2020 Vogel Prize Winner - Scott Heberling

2020 Vogel Prize Winner – Scott Heberling

Every year the SIA highlights outstanding scholarship in the field of industrial archeology with the Vogel Prize. Named in honor of SIA co-founder and distinguished member Robert M. Vogel, the award recognizes the author of the best article to appear within the last three years in the Society’s peer-reviewed journal, IA: The Journal of the Society for Industrial Archeology. The Vogel Prize consists of a cash award and a unique, genuine wooden foundry pattern mounted on a plaque, engraved with the recipient’s name – easily one of the most distinctive trophies in the scholarly world.

That the trophy itself evokes American iron is especially appropriate for this year’s winner. After evaluating articles for a clear thesis and narrative, including high-quality illustrations and analysis of material culture, the committee is pleased to have selected “The Archeology of Failure: An Example from the Juniata Iron District of Pennsylvania,” (IA 41, nos. 1 and 2 [2015]: 25-47) by Scott D. Heberling, as the 2020 Vogel Prize winner.

Heberling’s article studies the Rockhill Furnace and the Winchester Furnace, both created in the early 1830s. They were located in the Blacklog Narrows near Orbisonia, Pennsylvania, in the famed Juniata iron district. These furnaces were not the successful firms usually studied by industrial archeologists, but instead were only “moderately successful” and, even worse, “chronically troubled,” respectively. Heberling uses archival records and extensive material remains to document and explain the struggle of these two furnaces to be viable iron producers. Offering the industrial archeologist a rare natural experiment, these two facilities had similar technical inputs, of ore, charcoal, and flux, and faced nearly identical market challenges such as transportation. (In later years, the two furnaces even had the same ownership.) Yet the Rockhill scratched out a lean success for decades, while the Winchester failed numerous times before an early and permanent abandonment. Heberling deftly reads the evidence for clues about the most likely sources of the Winchester’s failure – a waterlogged site and limited available power chief among them. The result is a clear portrait of the “thin line between success and failure” that defined this period of American ironmaking.

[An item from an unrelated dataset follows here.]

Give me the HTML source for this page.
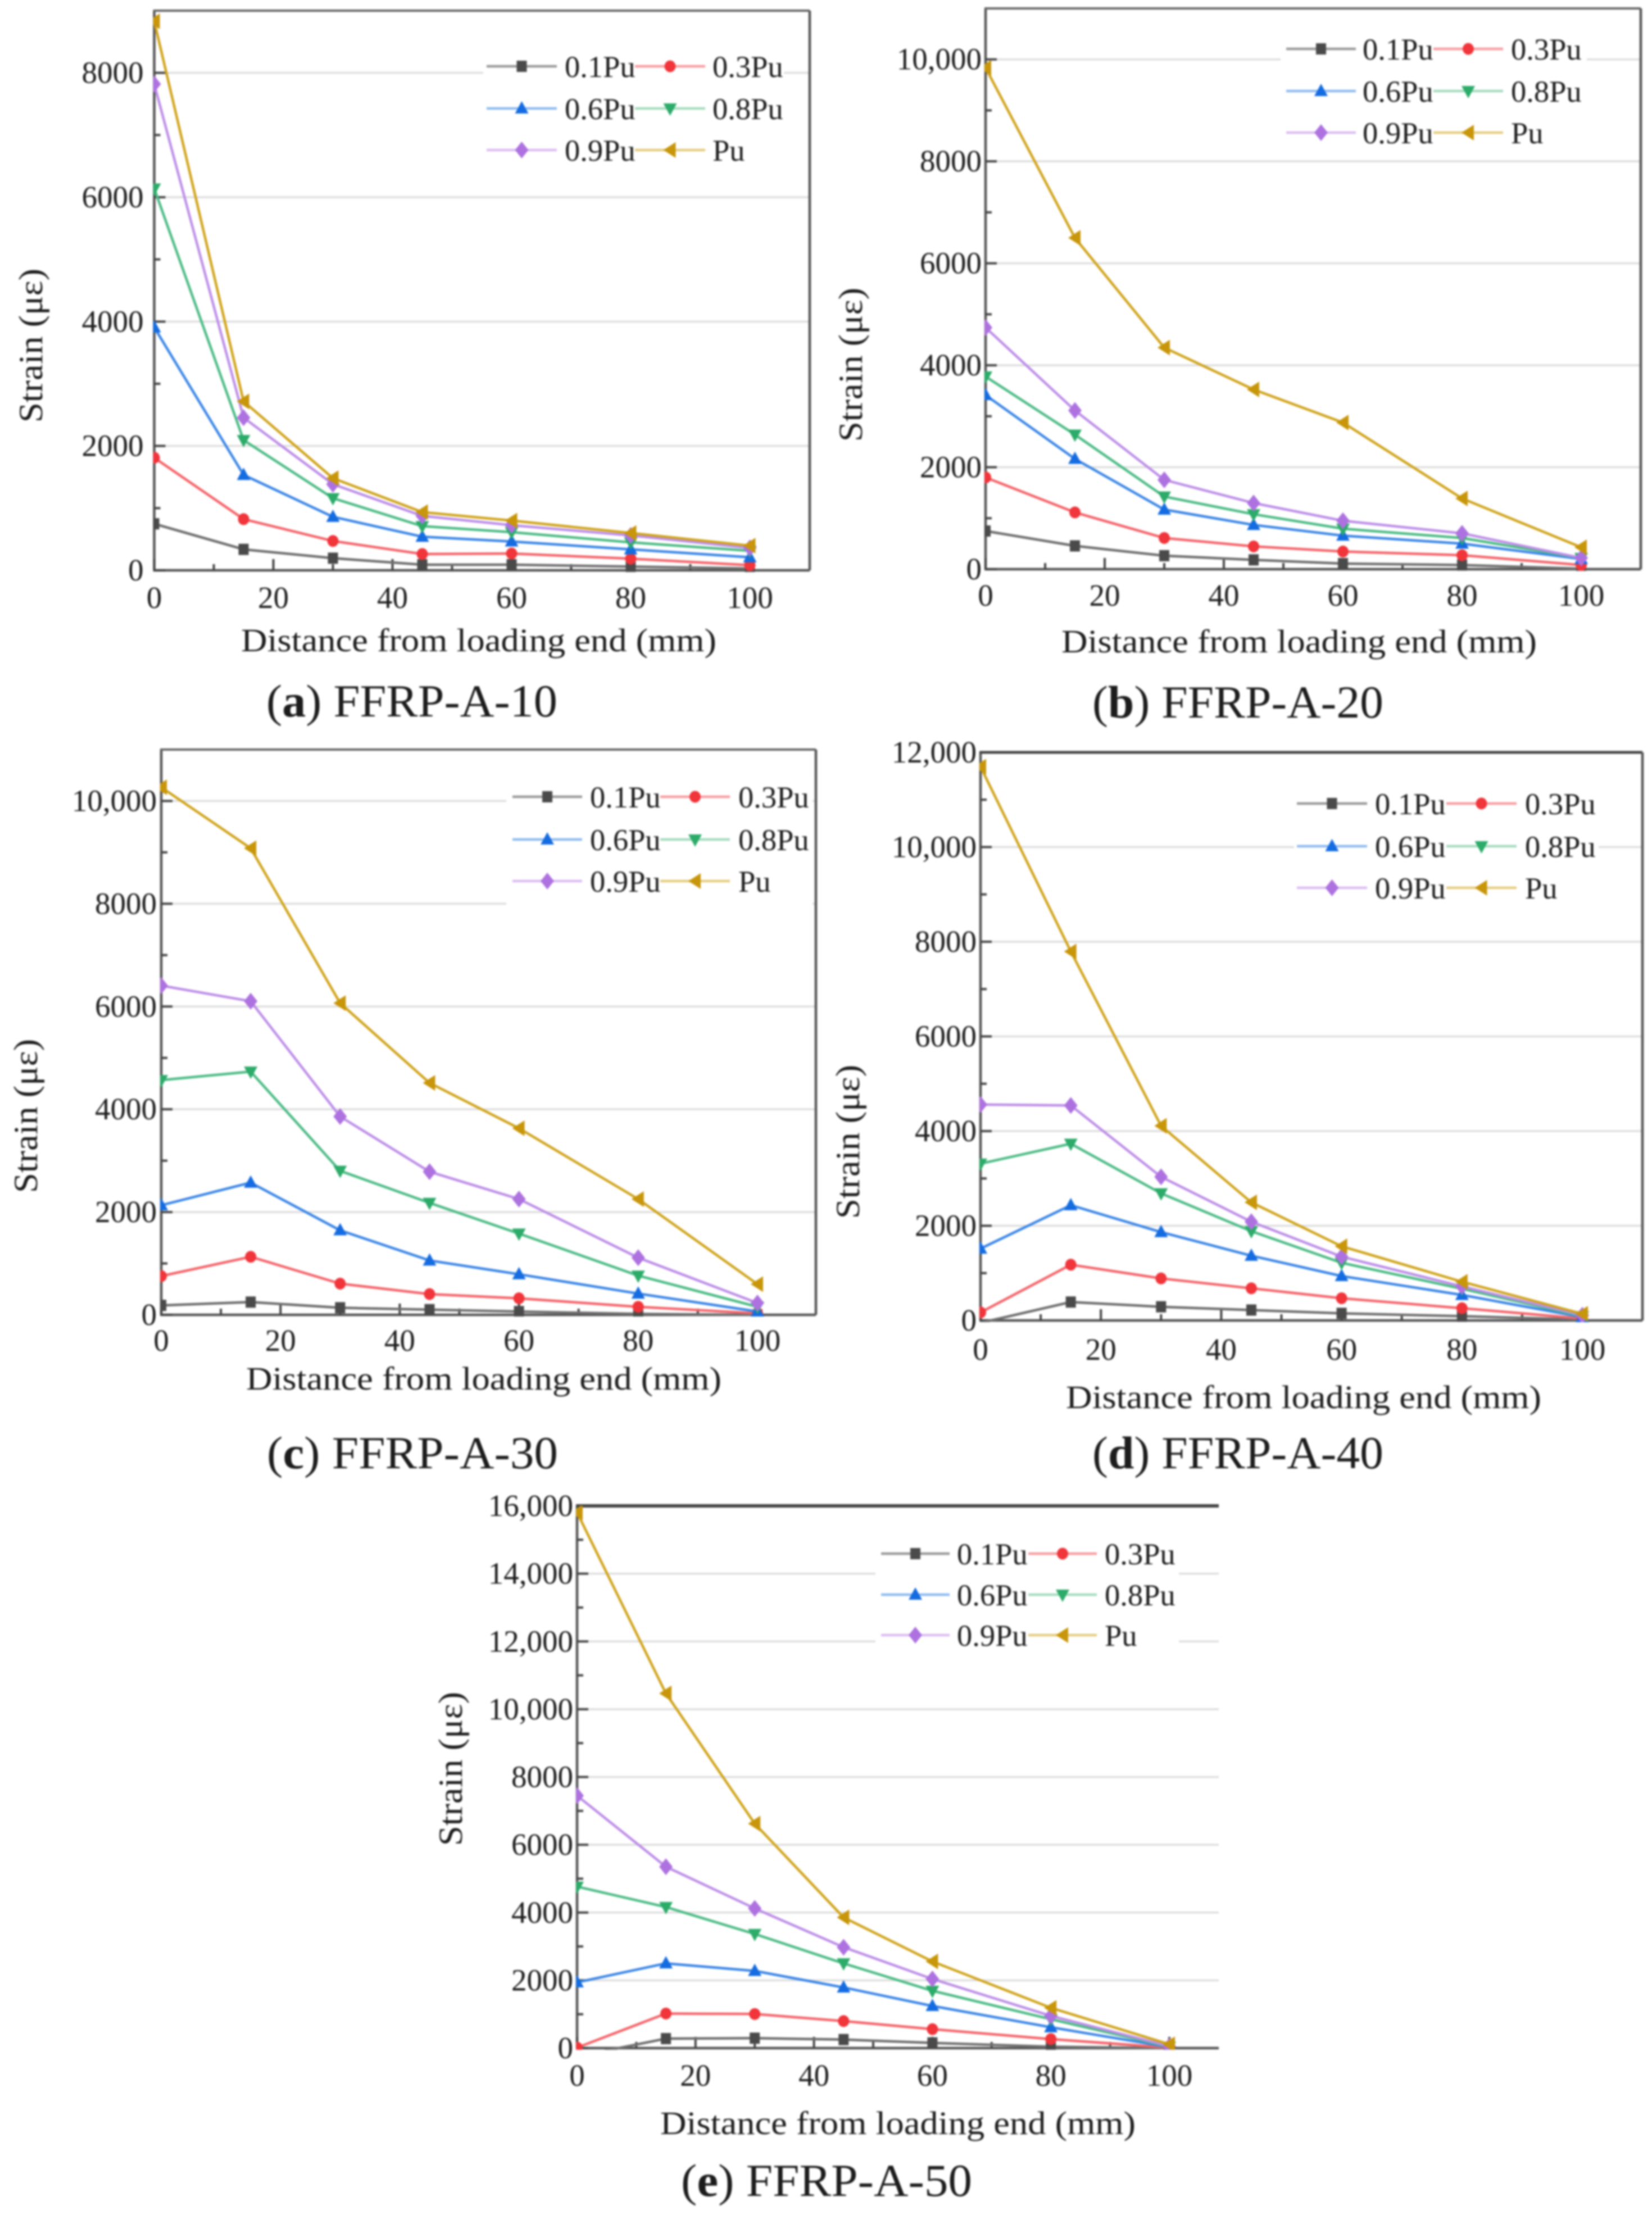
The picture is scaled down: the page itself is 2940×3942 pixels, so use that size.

The article is well written, and the narrative is clear, readable, and engaging, incorporating evidence deftly. Heberling is owner and principal investigator at Heberling Associates, Inc., a small CRM firm, and the research for this article was originally conducted for the Pennsylvania Department of Transportation. Its reworking into this scholarly form is a model of how sponsored archeological research can engage with and contribute to ongoing scholarly conversations of prime interest to industrial archeologists and historians of technology, advancing knowledge in the field.

—Text from Eric Nystrom’s award presentation remarks delivered at the SIA’s 2020 Annual Business Meeting, which was held online on May 30, 2020


CAPTION FOR PHOTO ABOVE: 2020 Vogel Prize Award Winner Scott Heberling standing on an iron feature in an excavation unit at Cromwell Mill in the Juanita iron district of Pennsylvania in 2001. The Cromwell Mill site was part of the same project that produced Heberling’s winning article, “The Archeology of Failure: An Example from the Juniata Iron District of Pennsylvania.”

CAPTION FOR PHOTO BELOW: The 2020 Vogel Prize trophy.